A key point here is that memory B cells can quickly help re-form a B cell army. The existence of memory B cells underlies the fact that the second time that your body sees the same bug, it can react much quicker. Upon a second sighting, the long process of young B cells undergoing all that card-picking, clonal proliferation, and growth, or 'differentiation', into plasma cells, that is necessary for the first response to a new bug, is then already done. The memory of all that exists in the form of the memory B cells that arose during that first encounter.
The best part of all this, is that this whole grand opera can be simulated by vaccination.
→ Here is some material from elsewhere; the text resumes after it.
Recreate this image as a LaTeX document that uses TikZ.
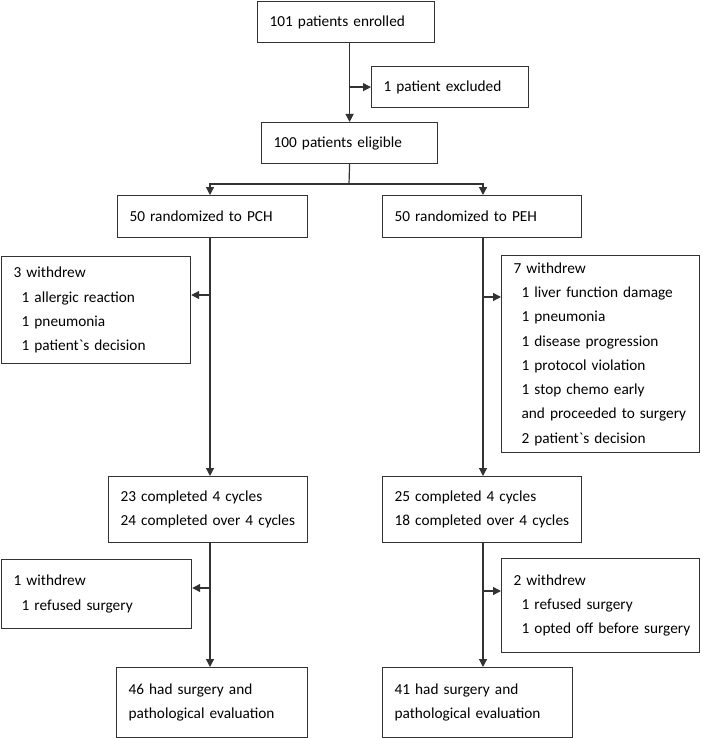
\documentclass[tikz,border=0pt]{standalone}
\usepackage{fontspec}
\setmainfont{Carlito}
\usetikzlibrary{arrows.meta}
\tikzset{box/.style={draw=black!80,line width=1.2pt,anchor=north west,align=left,
    inner xsep=12pt,inner ysep=3pt,font=\fontsize{15.3}{24.3}\selectfont},
    line/.style={draw=black!80,line width=1.2pt},
    arr/.style={line,-{Triangle[length=8pt,width=8pt]}}}
\newcommand{\sub}[1]{\mbox{\hspace*{8pt}#1}}

\begin{document}
\begin{tikzpicture}[x=1pt,y=-1pt]
\useasboundingbox (0,0) rectangle (702,738);
\node[box,text width=153pt,minimum height=41pt] (enrol) at (257,1) {101 patients enrolled};
\node[box,text width=133pt,minimum height=41pt] (excl) at (371,66) {1 patient excluded};
\node[box,text width=152pt,minimum height=41pt] (elig) at (261,122) {100 patients eligible};
\node[box,text width=166pt,minimum height=42pt] (pch) at (117,195) {50 randomized to PCH};
\node[box,text width=175pt,minimum height=42pt] (peh) at (382,195) {50 randomized to PEH};
\node[box,text width=165pt,minimum height=107pt] (wpch) at (1,256) {3 withdrew\\
    \sub{1 allergic reaction}\\
    \sub{1 pneumonia}\\
    \sub{1 patient\textasciigrave s decision}};
\node[box,text width=174pt,minimum height=197pt] (wpeh) at (501,255) {7 withdrew\\
    \sub{1 liver function damage}\\
    \sub{1 pneumonia}\\
    \sub{1 disease progression}\\
    \sub{1 protocol violation}\\
    \sub{1 stop chemo early}\\
    \sub{and proceeded to surgery}\\
    \sub{2 patient\textasciigrave s decision}};
\node[box,text width=175pt,minimum height=66pt] (cpch) at (108,476) {23 completed 4 cycles\\
    \mbox{24 completed over 4 cycles}};
\node[box,text width=175pt,minimum height=66pt] (cpeh) at (382,476) {25 completed 4 cycles\\
    \mbox{18 completed over 4 cycles}};
\node[box,text width=166pt,minimum height=69pt] (spch) at (1,559) {1 withdrew\\
    \sub{1 refused surgery}};
\node[box,text width=174pt,minimum height=94pt] (speh) at (501,558) {2 withdrew\\
    \sub{1 refused surgery}\\
    \sub{1 opted off before surgery}};
\node[box,text width=167pt,minimum height=70pt] (opch) at (116,667) {46 had surgery and\\
    pathological evaluation};
\node[box,text width=166pt,minimum height=70pt] (opeh) at (382,667) {41 had surgery and\\
    pathological evaluation};

\coordinate (split) at (349,184);
\coordinate (lcol) at (210,184);
\coordinate (rcol) at (483,184);
\coordinate (lw1) at (210,295);
\coordinate (rw1) at (483,297);
\coordinate (lw2) at (210,588);
\coordinate (rw2) at (483,591);

\draw[arr] (elig.north |- enrol.south) -- (elig.north);
\draw[arr] (elig.north |- excl.west) -- (excl.west);
\draw[line] (elig.south) -- (split);
\draw[arr] (split) -| (lcol |- pch.north);
\draw[arr] (split) -| (rcol |- peh.north);
\draw[arr] (lcol |- pch.south) -- (lcol |- cpch.north);
\draw[arr] (rcol |- peh.south) -- (rcol |- cpeh.north);
\draw[arr] (lw1) -- (lw1 -| wpch.east);
\draw[arr] (rw1) -- (rw1 -| wpeh.west);
\draw[arr] (lcol |- cpch.south) -- (lcol |- opch.north);
\draw[arr] (rcol |- cpeh.south) -- (rcol |- opeh.north);
\draw[arr] (lw2) -- (lw2 -| spch.east);
\draw[arr] (rw2) -- (rw2 -| speh.west);
\end{tikzpicture}
\end{document}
In other words, getting vaccinated will help your body form a pool of memory B cells, which can quickly make a robust response the second time that a bug is encountered - without having to go through a long waiting period as you would for a 'natural infection'. Vaccines give you the benefit of an immunological memory, without the downside of first getting really sick over the one to two weeks that your body requires to build up a B cell army. As far as your immune system is concerned, vaccines cause the exact same process to happen as just getting infected with something does, but in a much more controlled way.
One final note - this isn't a comprehensive overview of B cell development. There are more steps, and more complexities in how they help protect us against incoming microbes. But having said that, I hope it can be a first step towards understanding how these defenders of our bodies work.
So, until next time - train your B cells! It's flu vax time ;)
~ Alex
Thanks Alex. I’ve never heard of B cells … until now! - michael.